Even now in real life, I prefer flying at night, so I can get see them up close. I look forward to the few moments you get to look out of the window to see the lights line the length of the tarmac before the plane turns onto it to taxi. After that it is just dots of light swooshing past faster and faster until you begin to pay more attention to the noise from the jet engine, and then you are air borne, beyond the runway. The lights are short lived, but that’s interesting too.

What’s in these that has had such a gripping effect on me all this time?

I was always a flight enthusiast. I wanted to grow up to become either a pilot or an aerospace engineer, and that shaped my interests and choices for a very long time; however, these lights seem to be disconnected from those preferences. They seem closer to me as an idea than either of those two things. I think the attraction lies in their purpose and consistency.

Imagine being a plane lost above a foreign land, too far from home to turn back. Imagine the night getting deeper with the air over your wings getting colder. And then imagine suddenly seeing a set of runway lights. Expansive, clear, welcoming. You turn your flaps. You manovuer to align with them. You over shoot, but they stay. They wait for you to find your balance. You do. They stay, they come closer. They get longer and longer, the space between them increases to make space for you.

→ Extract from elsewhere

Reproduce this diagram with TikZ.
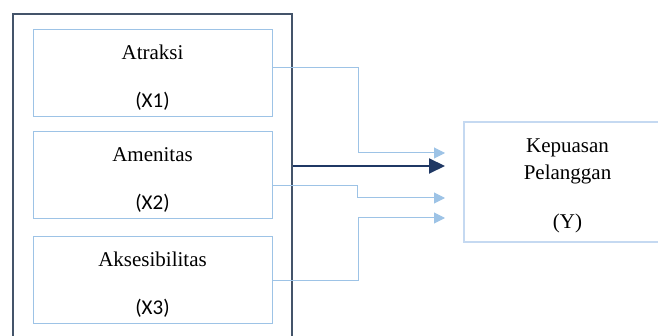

You touch the ground. Now you don’t care about them. You care about braking. You extend your flaps and droop your slats as much as you can to get the most drag. You deploy your air brakes. Your passengers hold clutch on tightly to their side rests. You slow down, you turn away to exit the tarmac. You see them again — the lights are still there. By being there, being steady, being bright, they tell you have landed well. Nicely done!

They stay there for the next you, and the next, and the next. They don’t care what your mission might be — to fly tourists, friends, family, aid, gifts, weapons, or soldiers. They only care about their’s — to guide, to be there, to give an opportunity to take off or retire.